### SOURCE MATERIAL

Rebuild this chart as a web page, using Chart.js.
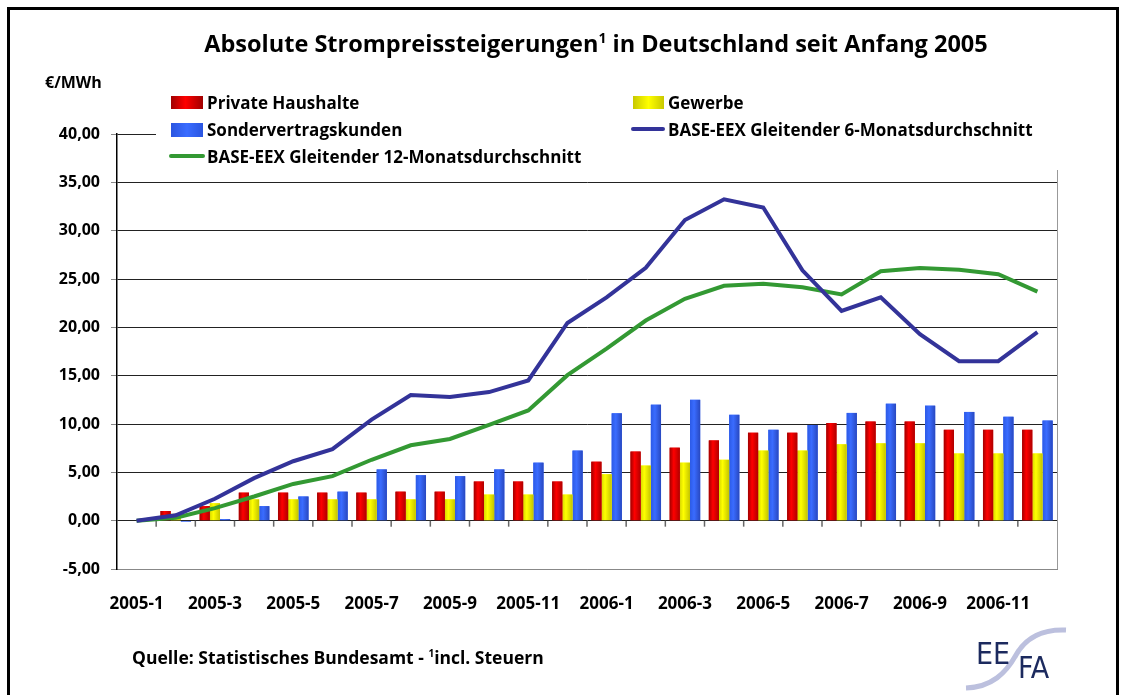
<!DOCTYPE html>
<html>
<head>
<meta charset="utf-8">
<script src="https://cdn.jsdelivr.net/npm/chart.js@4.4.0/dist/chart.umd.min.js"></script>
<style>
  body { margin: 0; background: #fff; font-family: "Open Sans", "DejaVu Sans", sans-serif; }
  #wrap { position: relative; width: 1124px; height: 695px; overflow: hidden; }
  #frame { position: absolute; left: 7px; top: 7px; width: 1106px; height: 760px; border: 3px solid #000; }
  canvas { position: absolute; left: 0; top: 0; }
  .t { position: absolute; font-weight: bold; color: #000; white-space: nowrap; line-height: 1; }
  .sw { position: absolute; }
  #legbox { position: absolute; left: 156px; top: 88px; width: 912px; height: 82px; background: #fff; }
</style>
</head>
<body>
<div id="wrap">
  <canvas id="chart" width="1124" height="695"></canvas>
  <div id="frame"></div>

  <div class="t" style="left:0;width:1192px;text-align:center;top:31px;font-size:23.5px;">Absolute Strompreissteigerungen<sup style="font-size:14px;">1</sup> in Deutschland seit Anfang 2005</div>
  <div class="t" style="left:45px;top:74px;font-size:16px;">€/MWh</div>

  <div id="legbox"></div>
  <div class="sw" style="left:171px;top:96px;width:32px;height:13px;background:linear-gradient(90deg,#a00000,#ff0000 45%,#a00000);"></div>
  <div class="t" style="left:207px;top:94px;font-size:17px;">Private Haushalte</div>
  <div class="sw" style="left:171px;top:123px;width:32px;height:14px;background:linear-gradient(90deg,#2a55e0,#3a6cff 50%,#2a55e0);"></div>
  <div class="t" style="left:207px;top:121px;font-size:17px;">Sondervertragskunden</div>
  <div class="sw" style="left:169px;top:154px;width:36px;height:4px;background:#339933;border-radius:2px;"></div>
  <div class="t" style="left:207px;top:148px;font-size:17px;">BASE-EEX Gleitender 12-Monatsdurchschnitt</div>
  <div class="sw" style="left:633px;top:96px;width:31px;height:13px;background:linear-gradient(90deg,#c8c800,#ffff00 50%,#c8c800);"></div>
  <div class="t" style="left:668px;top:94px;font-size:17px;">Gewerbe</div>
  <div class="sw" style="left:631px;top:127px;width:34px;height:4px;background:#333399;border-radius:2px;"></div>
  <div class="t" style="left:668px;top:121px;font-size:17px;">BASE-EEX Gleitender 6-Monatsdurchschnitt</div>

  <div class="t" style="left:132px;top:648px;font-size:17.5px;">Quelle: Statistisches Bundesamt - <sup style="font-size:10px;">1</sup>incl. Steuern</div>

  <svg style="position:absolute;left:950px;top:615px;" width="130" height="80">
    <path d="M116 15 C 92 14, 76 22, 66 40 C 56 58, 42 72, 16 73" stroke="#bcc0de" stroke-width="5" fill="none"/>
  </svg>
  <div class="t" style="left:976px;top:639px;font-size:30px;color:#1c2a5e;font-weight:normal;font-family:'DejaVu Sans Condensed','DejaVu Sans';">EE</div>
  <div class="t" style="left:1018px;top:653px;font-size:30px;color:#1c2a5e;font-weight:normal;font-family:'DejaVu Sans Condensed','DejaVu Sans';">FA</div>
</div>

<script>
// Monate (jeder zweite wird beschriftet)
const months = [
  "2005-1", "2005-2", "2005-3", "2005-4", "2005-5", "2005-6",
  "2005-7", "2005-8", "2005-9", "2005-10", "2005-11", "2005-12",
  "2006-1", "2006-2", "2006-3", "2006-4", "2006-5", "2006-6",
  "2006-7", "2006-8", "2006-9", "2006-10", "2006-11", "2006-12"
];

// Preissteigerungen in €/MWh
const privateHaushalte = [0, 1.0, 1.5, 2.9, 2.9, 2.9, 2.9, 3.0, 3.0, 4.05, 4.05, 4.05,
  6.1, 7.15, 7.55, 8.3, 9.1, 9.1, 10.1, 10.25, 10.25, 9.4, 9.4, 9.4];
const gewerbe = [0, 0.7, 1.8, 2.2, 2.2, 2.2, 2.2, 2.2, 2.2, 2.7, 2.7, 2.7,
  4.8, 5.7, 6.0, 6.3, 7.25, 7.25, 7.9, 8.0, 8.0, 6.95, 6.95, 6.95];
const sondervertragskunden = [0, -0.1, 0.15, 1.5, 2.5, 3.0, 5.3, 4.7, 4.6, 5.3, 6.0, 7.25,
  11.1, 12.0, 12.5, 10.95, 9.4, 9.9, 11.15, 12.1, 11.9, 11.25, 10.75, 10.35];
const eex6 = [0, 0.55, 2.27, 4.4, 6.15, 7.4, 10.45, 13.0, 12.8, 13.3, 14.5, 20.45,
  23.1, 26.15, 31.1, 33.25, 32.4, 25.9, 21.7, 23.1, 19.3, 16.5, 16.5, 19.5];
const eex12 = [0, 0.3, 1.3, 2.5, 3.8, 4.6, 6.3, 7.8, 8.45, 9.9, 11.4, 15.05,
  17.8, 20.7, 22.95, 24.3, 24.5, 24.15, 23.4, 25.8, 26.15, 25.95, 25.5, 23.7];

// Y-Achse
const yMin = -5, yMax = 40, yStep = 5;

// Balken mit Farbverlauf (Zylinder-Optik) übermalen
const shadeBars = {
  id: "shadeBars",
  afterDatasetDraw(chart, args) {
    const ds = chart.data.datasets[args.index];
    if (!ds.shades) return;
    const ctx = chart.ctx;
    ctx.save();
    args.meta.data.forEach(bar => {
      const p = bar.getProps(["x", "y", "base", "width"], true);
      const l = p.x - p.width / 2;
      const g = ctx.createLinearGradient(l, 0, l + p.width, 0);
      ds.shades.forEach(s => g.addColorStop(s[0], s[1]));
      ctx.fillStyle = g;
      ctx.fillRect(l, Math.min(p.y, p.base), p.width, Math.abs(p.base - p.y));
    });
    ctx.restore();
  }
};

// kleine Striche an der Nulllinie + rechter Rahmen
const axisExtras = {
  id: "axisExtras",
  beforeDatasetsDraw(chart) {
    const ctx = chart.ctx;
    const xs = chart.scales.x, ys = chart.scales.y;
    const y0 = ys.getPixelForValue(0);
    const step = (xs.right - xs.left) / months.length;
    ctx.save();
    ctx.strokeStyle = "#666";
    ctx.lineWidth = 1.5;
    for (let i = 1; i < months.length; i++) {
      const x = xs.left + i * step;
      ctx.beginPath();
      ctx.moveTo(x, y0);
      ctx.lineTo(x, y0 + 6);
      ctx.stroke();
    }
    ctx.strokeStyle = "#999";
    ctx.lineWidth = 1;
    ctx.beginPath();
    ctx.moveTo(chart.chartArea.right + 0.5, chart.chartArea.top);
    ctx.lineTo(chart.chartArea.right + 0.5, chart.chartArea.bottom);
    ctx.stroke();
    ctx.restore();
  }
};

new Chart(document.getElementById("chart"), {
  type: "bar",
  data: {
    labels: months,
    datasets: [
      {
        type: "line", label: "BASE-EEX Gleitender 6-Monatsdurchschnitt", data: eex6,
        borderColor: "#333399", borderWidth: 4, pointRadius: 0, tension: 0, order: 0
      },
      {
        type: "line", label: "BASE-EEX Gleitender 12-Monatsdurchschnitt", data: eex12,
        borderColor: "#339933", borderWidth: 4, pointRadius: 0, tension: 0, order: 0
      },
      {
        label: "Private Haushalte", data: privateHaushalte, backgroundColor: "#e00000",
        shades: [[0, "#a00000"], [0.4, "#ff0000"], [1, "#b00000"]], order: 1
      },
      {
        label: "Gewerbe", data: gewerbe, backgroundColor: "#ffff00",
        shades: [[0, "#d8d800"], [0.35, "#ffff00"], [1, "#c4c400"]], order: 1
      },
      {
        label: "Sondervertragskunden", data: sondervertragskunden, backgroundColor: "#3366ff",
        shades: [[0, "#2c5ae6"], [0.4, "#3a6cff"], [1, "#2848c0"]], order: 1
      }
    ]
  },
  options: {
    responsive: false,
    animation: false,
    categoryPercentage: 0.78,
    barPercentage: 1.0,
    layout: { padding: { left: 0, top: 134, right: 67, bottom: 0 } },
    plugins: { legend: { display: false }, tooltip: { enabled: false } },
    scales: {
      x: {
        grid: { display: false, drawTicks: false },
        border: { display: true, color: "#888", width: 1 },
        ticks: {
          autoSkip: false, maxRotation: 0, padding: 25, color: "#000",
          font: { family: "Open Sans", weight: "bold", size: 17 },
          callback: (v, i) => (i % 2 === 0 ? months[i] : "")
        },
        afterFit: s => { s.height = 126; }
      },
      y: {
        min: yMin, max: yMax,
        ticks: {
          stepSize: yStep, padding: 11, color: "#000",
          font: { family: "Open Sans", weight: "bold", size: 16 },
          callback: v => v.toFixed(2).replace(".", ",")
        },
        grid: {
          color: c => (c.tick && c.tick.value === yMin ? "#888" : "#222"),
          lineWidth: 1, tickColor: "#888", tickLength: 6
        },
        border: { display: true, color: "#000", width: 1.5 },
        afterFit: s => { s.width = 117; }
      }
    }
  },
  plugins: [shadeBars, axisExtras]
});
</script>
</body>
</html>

### JOB
From the listing above, report the number of lines containing the string "chart", without any accompanying remarks.

### RESULT BELOW
12